● **Data provided**

--- begin ---

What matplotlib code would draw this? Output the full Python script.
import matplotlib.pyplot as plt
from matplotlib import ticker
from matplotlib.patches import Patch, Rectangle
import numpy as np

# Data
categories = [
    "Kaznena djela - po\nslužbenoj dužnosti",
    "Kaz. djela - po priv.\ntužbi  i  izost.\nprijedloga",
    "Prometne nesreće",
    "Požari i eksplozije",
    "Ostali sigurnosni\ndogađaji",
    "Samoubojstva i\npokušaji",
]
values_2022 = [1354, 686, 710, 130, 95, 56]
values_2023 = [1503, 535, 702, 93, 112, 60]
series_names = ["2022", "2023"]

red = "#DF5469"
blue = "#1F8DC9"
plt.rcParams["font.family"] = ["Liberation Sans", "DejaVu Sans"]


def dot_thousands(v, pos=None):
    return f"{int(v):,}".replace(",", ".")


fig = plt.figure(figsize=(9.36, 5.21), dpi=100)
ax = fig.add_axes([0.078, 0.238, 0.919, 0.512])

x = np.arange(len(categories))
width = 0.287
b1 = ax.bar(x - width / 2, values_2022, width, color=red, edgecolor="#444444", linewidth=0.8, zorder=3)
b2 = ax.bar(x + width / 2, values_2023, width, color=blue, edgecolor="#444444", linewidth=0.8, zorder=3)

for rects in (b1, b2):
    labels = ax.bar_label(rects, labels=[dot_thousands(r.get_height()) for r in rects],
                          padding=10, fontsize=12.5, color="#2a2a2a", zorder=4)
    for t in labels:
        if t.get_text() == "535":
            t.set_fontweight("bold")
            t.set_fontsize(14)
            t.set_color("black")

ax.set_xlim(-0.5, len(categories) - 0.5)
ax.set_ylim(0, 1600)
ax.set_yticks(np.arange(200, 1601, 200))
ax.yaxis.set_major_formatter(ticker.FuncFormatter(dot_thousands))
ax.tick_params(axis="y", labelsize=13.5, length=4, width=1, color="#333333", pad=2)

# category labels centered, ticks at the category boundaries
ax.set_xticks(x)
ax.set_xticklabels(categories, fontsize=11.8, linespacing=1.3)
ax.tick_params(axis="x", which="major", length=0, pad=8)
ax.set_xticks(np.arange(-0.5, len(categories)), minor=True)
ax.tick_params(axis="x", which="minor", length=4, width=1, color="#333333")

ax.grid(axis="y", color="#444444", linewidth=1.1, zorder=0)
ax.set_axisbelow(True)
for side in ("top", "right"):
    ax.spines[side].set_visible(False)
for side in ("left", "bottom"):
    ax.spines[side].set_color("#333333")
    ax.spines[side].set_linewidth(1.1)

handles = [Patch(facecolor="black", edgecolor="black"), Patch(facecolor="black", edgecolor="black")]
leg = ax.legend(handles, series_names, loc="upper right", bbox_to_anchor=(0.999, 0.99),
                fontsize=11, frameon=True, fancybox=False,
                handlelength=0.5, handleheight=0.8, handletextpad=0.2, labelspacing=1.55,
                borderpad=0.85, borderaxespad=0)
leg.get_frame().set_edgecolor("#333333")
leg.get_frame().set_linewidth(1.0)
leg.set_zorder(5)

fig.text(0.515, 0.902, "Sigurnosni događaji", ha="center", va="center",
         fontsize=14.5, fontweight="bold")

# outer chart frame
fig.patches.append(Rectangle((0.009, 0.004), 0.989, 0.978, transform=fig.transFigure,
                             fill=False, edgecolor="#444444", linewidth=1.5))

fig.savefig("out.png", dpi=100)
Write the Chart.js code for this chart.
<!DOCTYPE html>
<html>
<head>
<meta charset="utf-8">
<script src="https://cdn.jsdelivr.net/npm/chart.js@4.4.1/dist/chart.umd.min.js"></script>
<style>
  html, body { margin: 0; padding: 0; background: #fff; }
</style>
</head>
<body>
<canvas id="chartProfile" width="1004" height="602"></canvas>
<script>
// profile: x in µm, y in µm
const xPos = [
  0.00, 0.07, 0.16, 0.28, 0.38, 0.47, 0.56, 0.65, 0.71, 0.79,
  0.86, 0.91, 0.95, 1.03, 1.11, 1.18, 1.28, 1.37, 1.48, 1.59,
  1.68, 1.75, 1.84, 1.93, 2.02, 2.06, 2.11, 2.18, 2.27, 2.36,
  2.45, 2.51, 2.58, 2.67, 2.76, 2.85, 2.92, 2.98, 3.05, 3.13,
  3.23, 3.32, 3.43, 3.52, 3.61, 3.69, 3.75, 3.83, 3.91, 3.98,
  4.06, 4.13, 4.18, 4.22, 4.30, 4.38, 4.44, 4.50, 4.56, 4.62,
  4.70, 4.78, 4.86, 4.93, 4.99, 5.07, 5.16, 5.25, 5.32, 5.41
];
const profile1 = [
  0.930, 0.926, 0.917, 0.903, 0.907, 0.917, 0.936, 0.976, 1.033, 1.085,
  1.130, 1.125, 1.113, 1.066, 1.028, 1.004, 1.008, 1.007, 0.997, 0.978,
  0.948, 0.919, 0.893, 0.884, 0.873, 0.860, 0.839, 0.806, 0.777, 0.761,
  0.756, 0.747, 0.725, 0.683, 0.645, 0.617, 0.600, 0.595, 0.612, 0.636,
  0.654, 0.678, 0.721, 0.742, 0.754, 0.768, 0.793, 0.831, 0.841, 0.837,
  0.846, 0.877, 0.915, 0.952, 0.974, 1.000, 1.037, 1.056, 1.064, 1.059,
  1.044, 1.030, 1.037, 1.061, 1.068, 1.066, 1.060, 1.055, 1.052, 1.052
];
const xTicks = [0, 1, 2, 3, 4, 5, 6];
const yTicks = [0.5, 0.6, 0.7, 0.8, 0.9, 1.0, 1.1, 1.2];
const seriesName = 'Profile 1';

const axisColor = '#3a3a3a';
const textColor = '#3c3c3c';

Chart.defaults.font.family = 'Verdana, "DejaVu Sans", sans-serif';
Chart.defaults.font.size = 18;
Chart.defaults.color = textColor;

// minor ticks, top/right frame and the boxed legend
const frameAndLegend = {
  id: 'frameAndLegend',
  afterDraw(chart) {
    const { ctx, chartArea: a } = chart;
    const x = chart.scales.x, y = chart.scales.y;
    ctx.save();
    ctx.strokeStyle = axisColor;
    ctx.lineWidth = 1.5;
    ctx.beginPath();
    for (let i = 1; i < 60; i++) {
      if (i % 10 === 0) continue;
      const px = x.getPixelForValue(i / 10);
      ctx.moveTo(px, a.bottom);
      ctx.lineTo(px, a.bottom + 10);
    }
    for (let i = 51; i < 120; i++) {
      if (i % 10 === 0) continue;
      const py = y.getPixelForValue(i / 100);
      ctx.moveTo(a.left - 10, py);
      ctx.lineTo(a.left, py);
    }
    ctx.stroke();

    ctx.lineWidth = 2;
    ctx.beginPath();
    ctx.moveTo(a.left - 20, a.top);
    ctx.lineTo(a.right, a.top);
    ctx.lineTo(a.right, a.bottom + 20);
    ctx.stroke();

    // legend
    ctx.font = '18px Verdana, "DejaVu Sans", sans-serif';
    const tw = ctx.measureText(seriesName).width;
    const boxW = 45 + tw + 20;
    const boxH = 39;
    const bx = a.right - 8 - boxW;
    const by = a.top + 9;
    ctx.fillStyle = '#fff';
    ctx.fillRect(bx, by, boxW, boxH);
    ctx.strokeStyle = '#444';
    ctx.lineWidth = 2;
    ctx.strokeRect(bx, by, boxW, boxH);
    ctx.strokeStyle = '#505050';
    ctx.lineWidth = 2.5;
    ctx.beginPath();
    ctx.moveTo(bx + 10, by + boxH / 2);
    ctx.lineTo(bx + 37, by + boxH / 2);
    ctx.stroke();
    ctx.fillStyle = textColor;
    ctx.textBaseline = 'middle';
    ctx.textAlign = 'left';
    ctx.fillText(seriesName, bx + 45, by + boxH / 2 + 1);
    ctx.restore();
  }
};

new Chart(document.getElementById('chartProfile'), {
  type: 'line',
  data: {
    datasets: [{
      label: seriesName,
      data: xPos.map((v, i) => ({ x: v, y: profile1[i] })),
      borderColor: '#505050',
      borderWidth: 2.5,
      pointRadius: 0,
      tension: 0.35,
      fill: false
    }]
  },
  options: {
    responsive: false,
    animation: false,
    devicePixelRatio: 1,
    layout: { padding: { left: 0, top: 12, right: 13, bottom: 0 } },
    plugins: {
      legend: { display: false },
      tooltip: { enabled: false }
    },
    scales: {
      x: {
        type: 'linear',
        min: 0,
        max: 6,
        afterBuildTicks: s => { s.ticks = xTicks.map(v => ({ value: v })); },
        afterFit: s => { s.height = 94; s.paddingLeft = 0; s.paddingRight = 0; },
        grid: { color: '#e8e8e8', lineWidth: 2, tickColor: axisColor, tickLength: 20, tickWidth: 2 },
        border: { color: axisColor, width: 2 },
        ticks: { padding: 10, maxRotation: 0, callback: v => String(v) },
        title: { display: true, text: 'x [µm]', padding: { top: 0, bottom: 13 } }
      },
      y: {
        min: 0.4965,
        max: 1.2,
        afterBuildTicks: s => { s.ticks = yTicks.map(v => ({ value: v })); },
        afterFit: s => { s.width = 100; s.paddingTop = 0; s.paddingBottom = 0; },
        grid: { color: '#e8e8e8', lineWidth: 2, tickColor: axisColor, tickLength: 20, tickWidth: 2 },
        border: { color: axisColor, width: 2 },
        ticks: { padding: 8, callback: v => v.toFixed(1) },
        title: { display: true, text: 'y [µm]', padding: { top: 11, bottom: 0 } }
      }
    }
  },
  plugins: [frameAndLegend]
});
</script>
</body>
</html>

--- end ---

● **What is expected**
Please reproduce exactly the lines from the first one of the records above through the line containing "b2 = ax.bar(x", both included, and nothing else.

● **Right answer**
What matplotlib code would draw this? Output the full Python script.
import matplotlib.pyplot as plt
from matplotlib import ticker
from matplotlib.patches import Patch, Rectangle
import numpy as np

# Data
categories = [
    "Kaznena djela - po\nslužbenoj dužnosti",
    "Kaz. djela - po priv.\ntužbi  i  izost.\nprijedloga",
    "Prometne nesreće",
    "Požari i eksplozije",
    "Ostali sigurnosni\ndogađaji",
    "Samoubojstva i\npokušaji",
]
values_2022 = [1354, 686, 710, 130, 95, 56]
values_2023 = [1503, 535, 702, 93, 112, 60]
series_names = ["2022", "2023"]

red = "#DF5469"
blue = "#1F8DC9"
plt.rcParams["font.family"] = ["Liberation Sans", "DejaVu Sans"]


def dot_thousands(v, pos=None):
    return f"{int(v):,}".replace(",", ".")


fig = plt.figure(figsize=(9.36, 5.21), dpi=100)
ax = fig.add_axes([0.078, 0.238, 0.919, 0.512])

x = np.arange(len(categories))
width = 0.287
b1 = ax.bar(x - width / 2, values_2022, width, color=red, edgecolor="#444444", linewidth=0.8, zorder=3)
b2 = ax.bar(x + width / 2, values_2023, width, color=blue, edgecolor="#444444", linewidth=0.8, zorder=3)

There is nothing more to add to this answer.